[Dataset excerpts start]

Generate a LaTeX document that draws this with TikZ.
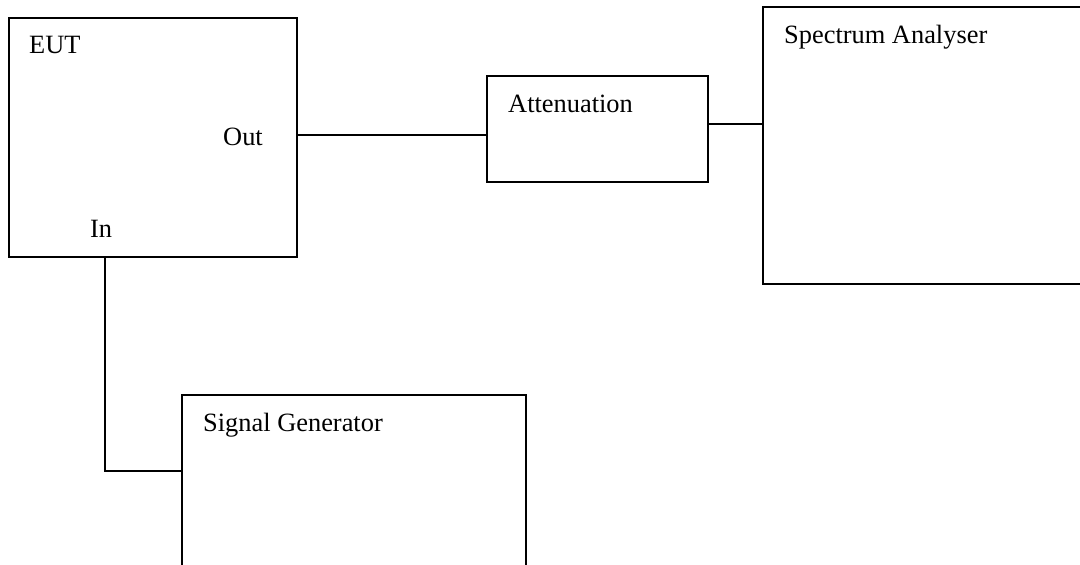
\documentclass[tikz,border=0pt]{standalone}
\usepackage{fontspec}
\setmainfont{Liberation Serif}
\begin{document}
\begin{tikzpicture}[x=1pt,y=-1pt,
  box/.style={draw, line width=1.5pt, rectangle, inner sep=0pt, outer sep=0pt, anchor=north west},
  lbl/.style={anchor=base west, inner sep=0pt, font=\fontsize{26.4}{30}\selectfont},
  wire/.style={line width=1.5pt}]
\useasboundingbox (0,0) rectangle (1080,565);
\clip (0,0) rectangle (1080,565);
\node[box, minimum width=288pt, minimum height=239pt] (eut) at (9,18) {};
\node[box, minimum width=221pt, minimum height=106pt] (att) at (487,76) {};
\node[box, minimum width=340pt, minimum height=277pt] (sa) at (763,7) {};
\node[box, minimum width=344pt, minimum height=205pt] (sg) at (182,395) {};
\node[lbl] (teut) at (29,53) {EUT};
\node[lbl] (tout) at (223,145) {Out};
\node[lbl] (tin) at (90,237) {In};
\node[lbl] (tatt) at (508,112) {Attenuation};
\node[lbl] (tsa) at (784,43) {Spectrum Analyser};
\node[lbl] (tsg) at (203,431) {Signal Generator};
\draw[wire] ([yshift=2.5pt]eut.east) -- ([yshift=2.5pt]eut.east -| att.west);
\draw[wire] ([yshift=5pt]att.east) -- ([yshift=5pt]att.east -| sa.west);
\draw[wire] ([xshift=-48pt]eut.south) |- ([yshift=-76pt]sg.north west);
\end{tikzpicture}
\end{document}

[Dataset excerpts end]
[Dataset excerpts start]

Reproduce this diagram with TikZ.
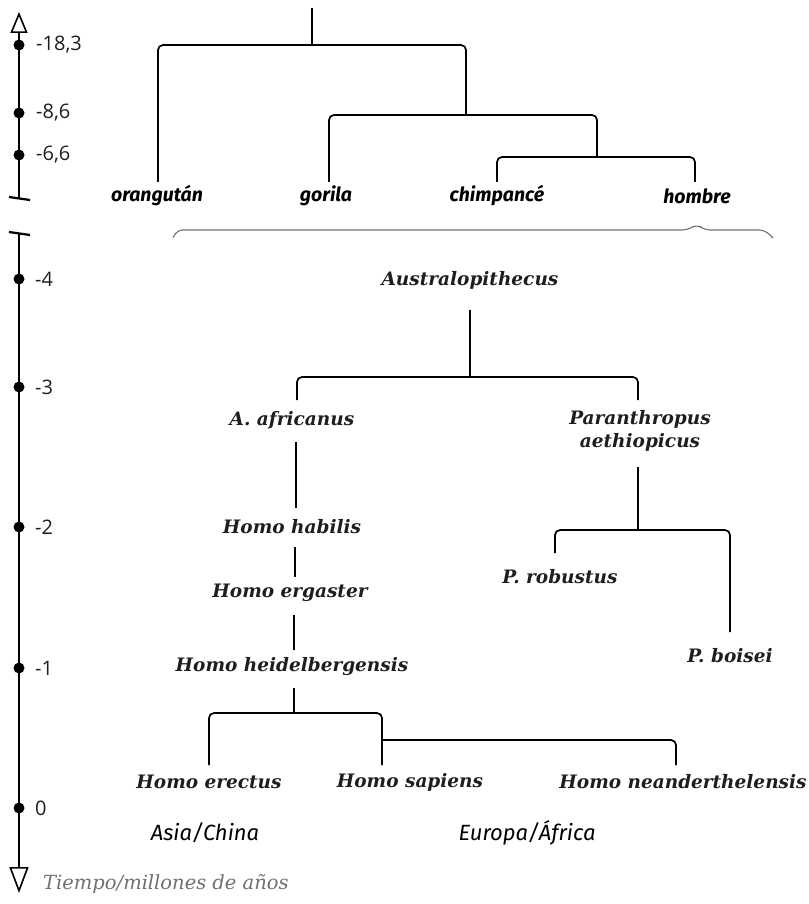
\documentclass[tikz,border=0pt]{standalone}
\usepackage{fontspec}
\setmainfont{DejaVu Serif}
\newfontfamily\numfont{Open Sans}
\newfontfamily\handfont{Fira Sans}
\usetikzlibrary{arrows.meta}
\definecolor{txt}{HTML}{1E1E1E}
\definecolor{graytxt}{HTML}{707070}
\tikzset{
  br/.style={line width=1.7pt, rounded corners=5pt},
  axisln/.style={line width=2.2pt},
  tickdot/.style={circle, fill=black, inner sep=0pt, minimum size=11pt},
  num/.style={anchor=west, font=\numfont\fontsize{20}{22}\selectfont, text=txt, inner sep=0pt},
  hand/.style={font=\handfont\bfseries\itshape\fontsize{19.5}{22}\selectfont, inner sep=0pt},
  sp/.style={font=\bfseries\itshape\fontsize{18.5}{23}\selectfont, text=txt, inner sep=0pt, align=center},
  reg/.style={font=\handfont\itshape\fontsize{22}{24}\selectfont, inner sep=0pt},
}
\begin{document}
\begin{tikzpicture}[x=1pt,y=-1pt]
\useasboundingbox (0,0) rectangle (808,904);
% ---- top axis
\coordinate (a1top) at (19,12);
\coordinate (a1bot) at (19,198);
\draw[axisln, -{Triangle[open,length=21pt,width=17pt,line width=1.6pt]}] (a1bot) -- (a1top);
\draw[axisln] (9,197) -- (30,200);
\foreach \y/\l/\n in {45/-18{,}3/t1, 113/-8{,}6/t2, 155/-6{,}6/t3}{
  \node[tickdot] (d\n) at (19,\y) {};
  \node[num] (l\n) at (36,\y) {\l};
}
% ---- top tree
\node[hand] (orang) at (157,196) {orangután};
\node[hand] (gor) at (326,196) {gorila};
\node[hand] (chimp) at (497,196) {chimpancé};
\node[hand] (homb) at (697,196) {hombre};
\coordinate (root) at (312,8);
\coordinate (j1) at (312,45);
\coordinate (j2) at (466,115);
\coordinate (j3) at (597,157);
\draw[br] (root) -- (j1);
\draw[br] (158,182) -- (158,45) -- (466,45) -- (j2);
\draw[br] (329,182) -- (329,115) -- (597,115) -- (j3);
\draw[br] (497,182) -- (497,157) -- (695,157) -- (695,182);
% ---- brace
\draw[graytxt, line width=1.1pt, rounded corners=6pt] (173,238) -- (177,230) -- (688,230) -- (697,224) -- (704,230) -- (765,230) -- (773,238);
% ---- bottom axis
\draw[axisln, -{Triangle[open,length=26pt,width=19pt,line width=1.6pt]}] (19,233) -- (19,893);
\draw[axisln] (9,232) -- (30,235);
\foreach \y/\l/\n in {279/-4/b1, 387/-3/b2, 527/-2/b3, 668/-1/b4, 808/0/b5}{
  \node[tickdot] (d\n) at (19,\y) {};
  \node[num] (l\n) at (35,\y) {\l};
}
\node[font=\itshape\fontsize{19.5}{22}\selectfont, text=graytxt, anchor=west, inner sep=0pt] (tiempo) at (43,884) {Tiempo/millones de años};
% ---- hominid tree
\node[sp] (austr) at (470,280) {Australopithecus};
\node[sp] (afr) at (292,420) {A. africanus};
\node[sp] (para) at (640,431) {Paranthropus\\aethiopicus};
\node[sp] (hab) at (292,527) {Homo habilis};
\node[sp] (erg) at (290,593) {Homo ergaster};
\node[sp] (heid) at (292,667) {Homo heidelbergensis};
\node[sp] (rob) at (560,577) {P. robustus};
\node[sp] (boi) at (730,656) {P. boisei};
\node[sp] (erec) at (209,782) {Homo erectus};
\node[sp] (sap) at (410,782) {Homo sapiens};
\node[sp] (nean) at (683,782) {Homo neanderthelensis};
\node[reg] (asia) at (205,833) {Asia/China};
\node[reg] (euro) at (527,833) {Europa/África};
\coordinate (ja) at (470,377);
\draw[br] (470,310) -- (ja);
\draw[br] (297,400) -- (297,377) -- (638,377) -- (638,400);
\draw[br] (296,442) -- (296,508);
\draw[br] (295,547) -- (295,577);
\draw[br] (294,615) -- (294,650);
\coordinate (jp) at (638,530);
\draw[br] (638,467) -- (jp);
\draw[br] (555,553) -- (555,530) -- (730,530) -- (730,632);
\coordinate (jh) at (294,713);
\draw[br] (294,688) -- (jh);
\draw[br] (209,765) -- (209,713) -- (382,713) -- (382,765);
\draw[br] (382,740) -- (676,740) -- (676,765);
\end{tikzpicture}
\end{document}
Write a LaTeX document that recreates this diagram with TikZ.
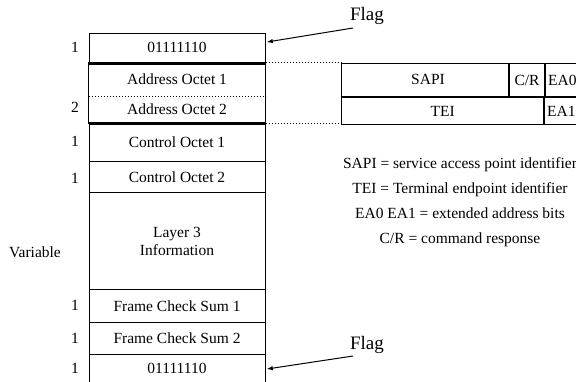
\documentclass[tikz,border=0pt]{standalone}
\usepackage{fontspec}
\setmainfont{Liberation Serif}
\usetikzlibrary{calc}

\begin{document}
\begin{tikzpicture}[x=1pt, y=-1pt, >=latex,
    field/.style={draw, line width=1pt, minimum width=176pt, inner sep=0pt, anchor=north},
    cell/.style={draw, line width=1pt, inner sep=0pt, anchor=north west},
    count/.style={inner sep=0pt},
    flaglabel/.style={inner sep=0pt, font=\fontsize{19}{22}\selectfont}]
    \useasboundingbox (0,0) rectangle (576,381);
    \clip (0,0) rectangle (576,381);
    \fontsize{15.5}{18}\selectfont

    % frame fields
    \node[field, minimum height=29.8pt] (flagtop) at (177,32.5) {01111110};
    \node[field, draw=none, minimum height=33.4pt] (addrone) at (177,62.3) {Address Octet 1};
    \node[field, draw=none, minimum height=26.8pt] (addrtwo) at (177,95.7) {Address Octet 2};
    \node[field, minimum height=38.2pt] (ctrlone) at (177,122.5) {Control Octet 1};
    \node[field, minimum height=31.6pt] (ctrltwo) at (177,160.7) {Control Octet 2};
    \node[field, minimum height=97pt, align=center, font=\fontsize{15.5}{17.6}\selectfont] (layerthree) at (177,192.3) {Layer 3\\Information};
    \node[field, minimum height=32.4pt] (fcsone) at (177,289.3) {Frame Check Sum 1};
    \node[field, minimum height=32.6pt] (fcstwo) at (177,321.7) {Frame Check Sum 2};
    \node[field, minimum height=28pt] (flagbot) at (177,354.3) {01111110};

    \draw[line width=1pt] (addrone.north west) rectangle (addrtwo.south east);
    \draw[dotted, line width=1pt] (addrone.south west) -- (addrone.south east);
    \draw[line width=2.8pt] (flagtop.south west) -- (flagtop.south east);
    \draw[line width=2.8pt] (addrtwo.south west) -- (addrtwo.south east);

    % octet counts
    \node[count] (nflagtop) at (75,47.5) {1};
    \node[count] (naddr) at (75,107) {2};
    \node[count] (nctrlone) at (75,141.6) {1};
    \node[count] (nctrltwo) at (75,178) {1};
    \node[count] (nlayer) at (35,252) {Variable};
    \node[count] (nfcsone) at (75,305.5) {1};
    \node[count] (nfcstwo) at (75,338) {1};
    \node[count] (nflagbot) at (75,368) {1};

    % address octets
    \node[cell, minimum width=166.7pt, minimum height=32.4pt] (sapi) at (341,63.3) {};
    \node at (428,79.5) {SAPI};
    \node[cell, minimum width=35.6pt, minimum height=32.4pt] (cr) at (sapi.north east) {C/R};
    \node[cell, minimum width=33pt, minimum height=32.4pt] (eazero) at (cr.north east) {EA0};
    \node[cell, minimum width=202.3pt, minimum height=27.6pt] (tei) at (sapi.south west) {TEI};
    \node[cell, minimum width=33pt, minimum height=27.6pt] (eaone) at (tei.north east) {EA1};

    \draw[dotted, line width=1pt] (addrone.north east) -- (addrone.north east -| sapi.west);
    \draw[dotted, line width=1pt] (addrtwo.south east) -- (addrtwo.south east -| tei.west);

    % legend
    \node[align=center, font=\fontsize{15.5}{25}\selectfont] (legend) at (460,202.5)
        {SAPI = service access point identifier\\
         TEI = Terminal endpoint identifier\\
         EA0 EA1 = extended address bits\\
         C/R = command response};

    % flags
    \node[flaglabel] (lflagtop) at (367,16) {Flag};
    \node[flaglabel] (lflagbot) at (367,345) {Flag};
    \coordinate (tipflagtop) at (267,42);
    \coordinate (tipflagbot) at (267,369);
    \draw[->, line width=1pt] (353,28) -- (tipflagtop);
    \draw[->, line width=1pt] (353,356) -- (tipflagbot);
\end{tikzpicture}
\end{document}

[Dataset excerpts end]
[Dataset excerpts start]

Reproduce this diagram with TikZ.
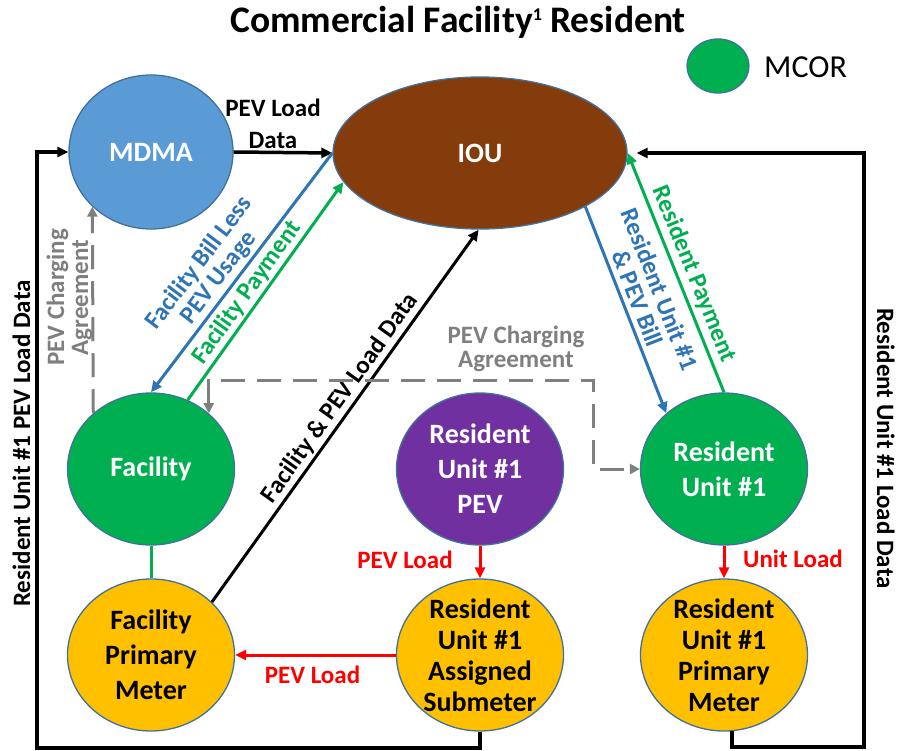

[Dataset excerpts end]

### The exercise
Above this task is a listing with pictures in it. Retype only the lines from the one containing "Write a LaTeX" through the one containing "minimum height=28pt] (flagbot)", both included, and not the pictures.

### The output
Write a LaTeX document that recreates this diagram with TikZ.
\documentclass[tikz,border=0pt]{standalone}
\usepackage{fontspec}
\setmainfont{Liberation Serif}
\usetikzlibrary{calc}

\begin{document}
\begin{tikzpicture}[x=1pt, y=-1pt, >=latex,
    field/.style={draw, line width=1pt, minimum width=176pt, inner sep=0pt, anchor=north},
    cell/.style={draw, line width=1pt, inner sep=0pt, anchor=north west},
    count/.style={inner sep=0pt},
    flaglabel/.style={inner sep=0pt, font=\fontsize{19}{22}\selectfont}]
    \useasboundingbox (0,0) rectangle (576,381);
    \clip (0,0) rectangle (576,381);
    \fontsize{15.5}{18}\selectfont

    % frame fields
    \node[field, minimum height=29.8pt] (flagtop) at (177,32.5) {01111110};
    \node[field, draw=none, minimum height=33.4pt] (addrone) at (177,62.3) {Address Octet 1};
    \node[field, draw=none, minimum height=26.8pt] (addrtwo) at (177,95.7) {Address Octet 2};
    \node[field, minimum height=38.2pt] (ctrlone) at (177,122.5) {Control Octet 1};
    \node[field, minimum height=31.6pt] (ctrltwo) at (177,160.7) {Control Octet 2};
    \node[field, minimum height=97pt, align=center, font=\fontsize{15.5}{17.6}\selectfont] (layerthree) at (177,192.3) {Layer 3\\Information};
    \node[field, minimum height=32.4pt] (fcsone) at (177,289.3) {Frame Check Sum 1};
    \node[field, minimum height=32.6pt] (fcstwo) at (177,321.7) {Frame Check Sum 2};
    \node[field, minimum height=28pt] (flagbot) at (177,354.3) {01111110};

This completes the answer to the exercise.